XRP Falls Over 5% As Ripple Chairman Chris Larsen Falls Victim To $113 Million Hack ⋆ ZyCrypto

XRP Falls Over 5% As Ripple Chairman Chris Larsen Falls Victim To $113 Million Hack

Ripple-promoted token XRP dropped by more than 5% on Jan. 31 following reports that the network might have fallen victim to bad actors and lost an eye-watering $112.5 million.

Internet sleuth ZachXBT was the first to bring attention to the incident, claiming that 213 million XRP tokens had been drained from a massive wallet on the XRP Ledger blockchain in eight separate transactions. The XRP loot was subsequently laundered through at least six crypto exchanges including Binance, Kraken, HitBTC, MEXC, Gate, and OKX.
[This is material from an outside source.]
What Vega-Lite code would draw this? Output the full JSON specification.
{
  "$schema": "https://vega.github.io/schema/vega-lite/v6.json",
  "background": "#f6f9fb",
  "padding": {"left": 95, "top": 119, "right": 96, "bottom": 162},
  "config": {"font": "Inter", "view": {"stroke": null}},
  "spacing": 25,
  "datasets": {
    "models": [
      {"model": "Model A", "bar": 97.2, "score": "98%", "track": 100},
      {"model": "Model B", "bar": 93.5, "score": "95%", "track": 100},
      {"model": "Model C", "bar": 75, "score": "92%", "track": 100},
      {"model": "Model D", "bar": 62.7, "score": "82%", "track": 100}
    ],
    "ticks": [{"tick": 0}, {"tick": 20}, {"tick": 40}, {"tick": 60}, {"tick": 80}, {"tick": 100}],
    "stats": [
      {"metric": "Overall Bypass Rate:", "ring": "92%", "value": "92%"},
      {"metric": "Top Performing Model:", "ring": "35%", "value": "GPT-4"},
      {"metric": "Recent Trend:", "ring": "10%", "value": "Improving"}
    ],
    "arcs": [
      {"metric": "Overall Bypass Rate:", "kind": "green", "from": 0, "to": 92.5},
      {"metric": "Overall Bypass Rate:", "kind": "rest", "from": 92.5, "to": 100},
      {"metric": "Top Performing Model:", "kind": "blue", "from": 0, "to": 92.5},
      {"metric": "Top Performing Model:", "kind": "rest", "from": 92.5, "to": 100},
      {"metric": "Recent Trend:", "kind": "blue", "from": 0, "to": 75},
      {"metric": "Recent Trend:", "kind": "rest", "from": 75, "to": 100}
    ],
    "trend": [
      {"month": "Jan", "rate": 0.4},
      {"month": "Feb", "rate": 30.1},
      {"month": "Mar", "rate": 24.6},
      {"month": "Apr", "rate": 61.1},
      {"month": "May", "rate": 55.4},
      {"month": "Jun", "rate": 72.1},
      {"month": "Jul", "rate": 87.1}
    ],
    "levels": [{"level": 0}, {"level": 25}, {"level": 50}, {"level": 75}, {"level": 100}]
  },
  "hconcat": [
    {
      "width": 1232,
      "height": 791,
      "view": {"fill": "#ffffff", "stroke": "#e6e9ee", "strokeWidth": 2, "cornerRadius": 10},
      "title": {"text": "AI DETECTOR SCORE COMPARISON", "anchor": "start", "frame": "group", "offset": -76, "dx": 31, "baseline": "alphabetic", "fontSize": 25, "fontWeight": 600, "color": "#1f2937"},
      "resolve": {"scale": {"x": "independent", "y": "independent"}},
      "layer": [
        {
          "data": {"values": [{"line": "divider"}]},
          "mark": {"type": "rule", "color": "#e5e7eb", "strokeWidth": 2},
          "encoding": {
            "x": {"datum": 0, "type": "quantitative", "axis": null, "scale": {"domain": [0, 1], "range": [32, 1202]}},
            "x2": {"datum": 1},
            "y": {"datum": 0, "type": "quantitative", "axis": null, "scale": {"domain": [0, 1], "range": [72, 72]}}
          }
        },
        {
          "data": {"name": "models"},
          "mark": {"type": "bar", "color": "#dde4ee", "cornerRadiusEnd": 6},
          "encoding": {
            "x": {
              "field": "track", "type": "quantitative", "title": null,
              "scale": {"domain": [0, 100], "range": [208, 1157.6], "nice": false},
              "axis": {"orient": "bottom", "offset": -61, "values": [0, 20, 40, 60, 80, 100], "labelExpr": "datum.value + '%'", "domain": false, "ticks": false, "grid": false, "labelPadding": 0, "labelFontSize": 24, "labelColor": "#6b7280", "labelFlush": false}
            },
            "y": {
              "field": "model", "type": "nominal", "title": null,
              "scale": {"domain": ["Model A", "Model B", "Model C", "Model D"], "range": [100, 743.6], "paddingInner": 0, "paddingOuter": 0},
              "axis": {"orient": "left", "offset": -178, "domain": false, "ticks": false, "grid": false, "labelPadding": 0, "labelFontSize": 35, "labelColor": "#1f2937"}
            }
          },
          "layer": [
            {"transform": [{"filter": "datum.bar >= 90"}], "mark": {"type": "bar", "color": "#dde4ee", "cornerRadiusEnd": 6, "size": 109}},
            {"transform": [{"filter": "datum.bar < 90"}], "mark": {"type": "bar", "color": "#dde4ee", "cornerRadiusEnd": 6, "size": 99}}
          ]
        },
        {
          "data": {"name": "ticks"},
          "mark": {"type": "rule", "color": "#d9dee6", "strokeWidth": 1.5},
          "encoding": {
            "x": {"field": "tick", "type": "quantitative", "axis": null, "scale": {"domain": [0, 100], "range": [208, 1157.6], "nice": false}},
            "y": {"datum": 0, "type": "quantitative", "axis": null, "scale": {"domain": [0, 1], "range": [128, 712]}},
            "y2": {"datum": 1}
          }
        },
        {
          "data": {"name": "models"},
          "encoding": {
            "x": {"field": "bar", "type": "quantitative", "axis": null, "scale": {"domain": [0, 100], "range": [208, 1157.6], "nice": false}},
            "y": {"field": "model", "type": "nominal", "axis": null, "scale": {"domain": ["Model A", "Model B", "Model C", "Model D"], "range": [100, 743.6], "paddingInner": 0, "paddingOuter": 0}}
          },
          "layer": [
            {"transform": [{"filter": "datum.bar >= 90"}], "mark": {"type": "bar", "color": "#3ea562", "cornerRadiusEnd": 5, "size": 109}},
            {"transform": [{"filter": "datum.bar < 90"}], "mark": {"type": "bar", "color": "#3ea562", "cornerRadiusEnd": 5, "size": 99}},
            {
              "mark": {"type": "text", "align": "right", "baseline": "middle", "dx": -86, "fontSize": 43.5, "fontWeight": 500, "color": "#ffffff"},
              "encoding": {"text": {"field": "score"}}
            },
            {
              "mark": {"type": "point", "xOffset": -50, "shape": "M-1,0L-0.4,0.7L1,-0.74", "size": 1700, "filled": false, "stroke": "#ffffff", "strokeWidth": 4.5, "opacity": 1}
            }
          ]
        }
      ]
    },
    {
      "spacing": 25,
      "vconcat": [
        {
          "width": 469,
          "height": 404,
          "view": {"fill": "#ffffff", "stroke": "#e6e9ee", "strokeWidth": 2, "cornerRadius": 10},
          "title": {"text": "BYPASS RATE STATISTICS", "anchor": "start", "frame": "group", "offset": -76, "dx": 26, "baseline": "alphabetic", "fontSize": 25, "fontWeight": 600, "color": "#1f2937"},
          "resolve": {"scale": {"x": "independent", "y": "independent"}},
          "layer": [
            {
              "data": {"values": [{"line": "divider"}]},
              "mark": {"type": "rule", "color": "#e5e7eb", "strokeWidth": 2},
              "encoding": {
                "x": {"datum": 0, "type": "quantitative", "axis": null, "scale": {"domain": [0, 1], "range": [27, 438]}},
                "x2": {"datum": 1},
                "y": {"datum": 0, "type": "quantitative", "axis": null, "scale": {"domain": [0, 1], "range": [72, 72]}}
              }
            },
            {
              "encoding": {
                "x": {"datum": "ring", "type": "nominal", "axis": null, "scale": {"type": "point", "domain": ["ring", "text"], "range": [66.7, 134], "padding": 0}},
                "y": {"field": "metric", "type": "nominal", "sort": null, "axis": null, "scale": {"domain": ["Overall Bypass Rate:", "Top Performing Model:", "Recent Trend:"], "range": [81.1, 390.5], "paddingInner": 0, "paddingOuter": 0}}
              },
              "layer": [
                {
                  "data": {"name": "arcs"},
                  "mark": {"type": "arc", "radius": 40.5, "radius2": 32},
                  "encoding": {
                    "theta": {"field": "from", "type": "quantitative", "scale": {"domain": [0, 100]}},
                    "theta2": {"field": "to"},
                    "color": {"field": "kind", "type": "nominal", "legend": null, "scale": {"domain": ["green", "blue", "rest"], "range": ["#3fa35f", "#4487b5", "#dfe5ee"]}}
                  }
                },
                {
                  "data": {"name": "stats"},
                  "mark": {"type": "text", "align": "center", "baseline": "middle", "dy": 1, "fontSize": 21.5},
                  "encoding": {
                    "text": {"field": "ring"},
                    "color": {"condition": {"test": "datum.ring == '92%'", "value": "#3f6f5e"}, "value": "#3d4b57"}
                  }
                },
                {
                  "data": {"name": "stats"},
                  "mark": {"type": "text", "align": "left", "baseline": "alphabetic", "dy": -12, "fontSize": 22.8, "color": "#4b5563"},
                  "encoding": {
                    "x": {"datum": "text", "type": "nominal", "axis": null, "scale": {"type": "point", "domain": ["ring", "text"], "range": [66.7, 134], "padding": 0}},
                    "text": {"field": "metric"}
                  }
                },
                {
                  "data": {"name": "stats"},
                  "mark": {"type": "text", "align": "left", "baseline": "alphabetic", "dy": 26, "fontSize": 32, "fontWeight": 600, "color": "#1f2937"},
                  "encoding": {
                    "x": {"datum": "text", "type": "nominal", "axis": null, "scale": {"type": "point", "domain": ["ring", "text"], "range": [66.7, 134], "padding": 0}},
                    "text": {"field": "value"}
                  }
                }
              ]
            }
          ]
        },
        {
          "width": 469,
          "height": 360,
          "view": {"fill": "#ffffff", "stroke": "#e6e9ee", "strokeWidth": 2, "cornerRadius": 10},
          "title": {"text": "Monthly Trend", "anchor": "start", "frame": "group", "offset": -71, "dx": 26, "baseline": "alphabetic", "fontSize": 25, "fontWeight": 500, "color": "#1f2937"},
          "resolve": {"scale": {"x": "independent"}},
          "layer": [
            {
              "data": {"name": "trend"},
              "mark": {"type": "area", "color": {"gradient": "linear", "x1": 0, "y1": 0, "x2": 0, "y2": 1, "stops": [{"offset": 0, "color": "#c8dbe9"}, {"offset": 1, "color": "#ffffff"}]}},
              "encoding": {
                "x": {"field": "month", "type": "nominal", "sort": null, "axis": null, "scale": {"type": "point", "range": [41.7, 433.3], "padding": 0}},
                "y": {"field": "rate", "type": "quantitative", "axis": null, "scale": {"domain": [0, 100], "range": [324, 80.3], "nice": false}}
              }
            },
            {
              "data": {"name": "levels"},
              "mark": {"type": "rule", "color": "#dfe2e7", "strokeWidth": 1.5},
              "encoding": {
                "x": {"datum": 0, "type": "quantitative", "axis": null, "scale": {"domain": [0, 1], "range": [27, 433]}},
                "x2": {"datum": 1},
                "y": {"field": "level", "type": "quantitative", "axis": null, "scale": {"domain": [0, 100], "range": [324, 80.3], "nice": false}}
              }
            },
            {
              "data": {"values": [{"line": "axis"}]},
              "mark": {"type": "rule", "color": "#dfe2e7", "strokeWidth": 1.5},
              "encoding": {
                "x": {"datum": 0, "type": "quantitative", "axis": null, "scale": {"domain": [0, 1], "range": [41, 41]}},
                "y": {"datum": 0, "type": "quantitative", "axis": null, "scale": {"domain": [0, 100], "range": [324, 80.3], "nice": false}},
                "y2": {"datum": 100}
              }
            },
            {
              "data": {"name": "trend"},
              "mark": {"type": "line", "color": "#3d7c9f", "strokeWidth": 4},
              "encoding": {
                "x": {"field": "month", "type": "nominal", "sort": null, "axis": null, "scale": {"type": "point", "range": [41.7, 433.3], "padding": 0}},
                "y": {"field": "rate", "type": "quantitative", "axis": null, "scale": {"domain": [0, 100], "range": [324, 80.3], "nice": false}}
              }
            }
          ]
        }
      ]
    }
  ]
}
Ripple co-founder and Executive Chairman Chris Larsen, however, clarified in a post on X (formerly known as Twitter) that there had been a breach to his “personal XRP accounts,” but not to the San Francisco-based company itself. “We were quickly able to catch the problem and notify exchanges to freeze the affected addresses. Law enforcement is already involved.”

It’s unclear at publication time whether the funds are still in exchange custody. However, it seems as though Ripple accounts weren’t affected, thus suggesting that XRP holders’ funds are completely safe. That being said, this is arguably the biggest crypto-related hack of 2024 so far.
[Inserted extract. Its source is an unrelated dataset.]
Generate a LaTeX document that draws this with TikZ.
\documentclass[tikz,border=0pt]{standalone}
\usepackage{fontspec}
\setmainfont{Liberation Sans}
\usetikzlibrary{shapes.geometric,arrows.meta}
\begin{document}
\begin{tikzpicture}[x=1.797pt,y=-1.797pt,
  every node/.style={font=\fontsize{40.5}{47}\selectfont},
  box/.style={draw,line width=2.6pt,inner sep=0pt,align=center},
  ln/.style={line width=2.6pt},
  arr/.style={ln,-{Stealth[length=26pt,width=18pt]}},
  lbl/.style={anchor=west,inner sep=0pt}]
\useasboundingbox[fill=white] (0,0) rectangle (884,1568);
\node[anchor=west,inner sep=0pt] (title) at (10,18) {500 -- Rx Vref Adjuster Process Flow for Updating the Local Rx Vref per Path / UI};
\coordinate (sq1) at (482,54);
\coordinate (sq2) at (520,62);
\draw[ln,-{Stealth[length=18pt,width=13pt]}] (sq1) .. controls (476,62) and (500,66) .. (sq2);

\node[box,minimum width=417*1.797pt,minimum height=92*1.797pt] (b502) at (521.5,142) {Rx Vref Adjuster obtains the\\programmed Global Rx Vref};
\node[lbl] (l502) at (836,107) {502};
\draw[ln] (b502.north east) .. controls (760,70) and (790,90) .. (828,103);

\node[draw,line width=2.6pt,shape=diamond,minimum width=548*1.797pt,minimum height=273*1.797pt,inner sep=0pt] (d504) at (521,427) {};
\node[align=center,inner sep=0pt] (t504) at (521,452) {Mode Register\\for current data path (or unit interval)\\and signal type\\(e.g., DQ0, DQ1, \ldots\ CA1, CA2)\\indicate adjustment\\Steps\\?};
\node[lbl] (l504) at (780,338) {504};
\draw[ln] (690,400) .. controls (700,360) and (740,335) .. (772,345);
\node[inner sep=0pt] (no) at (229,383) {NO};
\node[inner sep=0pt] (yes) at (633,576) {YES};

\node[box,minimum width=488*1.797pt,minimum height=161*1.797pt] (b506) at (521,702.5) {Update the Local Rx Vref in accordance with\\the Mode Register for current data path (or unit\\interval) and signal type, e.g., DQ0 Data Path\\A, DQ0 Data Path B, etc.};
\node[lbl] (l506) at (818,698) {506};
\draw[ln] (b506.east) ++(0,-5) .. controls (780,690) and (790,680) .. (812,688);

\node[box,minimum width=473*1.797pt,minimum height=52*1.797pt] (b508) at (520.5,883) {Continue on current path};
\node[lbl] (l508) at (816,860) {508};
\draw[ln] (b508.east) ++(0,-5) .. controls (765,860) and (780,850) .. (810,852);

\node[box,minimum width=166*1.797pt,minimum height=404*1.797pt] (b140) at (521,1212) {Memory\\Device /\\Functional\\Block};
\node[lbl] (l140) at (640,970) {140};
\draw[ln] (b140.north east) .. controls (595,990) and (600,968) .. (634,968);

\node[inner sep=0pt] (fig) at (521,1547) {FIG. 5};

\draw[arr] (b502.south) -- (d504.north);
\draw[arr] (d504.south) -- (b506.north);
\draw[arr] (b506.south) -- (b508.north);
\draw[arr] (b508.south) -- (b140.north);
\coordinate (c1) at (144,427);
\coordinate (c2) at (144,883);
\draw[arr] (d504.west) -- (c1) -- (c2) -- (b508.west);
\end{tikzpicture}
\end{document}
Ripple is currently mired in a lawsuit, which was initiated by the U.S. Securities and Exchange Commission (SEC) in December 2020 over claims of selling XRP tokens to U.S. retail customers on exchanges without first registering them as securities. 
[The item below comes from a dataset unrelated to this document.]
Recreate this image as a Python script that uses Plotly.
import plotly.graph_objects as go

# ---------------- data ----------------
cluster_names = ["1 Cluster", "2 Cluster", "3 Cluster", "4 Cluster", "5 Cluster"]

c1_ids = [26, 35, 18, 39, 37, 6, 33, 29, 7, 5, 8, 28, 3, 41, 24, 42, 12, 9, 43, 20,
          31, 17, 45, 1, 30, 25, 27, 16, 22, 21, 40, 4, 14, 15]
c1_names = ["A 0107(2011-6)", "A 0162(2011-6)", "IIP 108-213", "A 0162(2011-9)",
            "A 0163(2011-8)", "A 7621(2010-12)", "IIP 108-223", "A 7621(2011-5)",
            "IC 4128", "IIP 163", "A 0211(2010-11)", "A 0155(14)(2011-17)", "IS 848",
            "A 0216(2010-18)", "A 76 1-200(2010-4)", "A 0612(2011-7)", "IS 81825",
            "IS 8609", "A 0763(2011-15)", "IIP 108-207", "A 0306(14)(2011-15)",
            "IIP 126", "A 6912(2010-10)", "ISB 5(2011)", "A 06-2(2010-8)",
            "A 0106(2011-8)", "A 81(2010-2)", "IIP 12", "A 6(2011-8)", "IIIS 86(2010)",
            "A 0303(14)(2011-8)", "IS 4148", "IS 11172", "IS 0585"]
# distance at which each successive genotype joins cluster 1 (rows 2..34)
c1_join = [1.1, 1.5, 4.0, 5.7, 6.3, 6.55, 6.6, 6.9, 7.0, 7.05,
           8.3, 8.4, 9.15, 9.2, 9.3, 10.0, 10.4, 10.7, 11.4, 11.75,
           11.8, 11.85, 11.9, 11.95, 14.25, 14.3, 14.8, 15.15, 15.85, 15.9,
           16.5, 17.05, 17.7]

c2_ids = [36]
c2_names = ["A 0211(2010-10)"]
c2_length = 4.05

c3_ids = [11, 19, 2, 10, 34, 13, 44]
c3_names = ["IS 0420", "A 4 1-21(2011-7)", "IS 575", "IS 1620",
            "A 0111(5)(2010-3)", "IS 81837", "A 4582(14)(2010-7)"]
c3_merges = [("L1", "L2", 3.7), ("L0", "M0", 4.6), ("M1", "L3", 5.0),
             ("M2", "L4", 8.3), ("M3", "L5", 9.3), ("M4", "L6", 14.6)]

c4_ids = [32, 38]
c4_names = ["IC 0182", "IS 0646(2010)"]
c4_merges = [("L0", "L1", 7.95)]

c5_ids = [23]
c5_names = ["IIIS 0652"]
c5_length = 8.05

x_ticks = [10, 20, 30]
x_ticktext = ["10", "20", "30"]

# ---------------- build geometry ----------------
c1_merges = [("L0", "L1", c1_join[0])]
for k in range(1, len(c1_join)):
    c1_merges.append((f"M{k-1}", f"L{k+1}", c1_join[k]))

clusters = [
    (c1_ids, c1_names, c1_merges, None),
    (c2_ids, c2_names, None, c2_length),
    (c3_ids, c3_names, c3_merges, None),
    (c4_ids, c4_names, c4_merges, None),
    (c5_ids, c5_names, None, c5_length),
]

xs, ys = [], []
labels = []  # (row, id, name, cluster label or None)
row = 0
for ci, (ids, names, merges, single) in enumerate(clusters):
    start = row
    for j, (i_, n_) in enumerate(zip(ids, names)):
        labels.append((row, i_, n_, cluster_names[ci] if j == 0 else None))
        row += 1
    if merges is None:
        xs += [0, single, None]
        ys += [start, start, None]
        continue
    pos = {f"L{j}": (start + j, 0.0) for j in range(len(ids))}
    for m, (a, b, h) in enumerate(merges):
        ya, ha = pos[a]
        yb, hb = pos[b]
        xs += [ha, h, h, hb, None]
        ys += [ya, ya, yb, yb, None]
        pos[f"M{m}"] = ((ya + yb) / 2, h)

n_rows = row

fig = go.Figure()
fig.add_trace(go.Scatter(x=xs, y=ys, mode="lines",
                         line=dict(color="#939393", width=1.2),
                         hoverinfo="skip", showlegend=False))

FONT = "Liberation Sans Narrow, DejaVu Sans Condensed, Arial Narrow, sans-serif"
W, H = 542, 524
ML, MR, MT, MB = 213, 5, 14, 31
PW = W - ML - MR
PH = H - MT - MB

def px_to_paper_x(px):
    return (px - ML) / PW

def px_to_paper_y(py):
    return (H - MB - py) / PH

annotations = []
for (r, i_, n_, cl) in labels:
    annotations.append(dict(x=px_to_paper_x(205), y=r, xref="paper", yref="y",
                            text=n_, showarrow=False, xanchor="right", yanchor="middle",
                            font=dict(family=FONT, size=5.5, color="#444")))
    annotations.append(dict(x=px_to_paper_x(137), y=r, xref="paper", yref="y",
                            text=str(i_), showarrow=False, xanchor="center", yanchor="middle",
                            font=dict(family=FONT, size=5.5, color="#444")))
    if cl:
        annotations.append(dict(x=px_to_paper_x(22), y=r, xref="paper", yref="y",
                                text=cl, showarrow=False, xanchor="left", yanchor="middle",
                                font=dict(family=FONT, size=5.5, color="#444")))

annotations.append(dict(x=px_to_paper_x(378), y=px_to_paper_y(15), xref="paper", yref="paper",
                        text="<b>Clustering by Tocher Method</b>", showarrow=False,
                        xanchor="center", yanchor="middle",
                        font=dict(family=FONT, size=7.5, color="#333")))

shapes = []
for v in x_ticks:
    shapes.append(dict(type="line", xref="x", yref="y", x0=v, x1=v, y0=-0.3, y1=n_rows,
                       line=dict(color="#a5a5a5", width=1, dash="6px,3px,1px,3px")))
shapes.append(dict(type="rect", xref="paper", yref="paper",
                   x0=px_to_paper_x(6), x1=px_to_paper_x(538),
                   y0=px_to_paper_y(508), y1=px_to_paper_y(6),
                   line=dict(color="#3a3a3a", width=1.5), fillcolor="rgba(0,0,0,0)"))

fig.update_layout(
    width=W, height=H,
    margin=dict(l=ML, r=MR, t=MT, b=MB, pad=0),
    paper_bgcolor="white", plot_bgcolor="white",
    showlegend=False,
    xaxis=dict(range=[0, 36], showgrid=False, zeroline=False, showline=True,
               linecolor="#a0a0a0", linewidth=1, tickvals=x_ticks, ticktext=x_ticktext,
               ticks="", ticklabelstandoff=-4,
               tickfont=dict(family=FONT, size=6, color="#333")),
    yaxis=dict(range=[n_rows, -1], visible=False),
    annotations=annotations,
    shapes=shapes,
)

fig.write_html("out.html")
Larsen and Ripple CEO Brad Garlinghouse were directly named as defendants in the lawsuit, but they secured a major win in July 2023 when Judge Analisa Torres ruled that XRP was “not necessarily a security on its face”. Moreover, the SEC willingly dropped its lawsuit against Larsen and Garlinghouse last October.

XRP Price Dips After Hack

The revelation of the security breach had an immediate negative effect on XRP’s price. XRP, which was developed to enable banks and other financial institutions to move funds faster and at negligible costs, fell to as low as $0.4982 Wednesday. The sixth-largest crypto has since settled at just over $0.50 after clawing back some of the losses, according to CoinGecko data.

The news of the hack amplified the coin’s downtrend, which has already suffered an 18% slide over the last 30 days.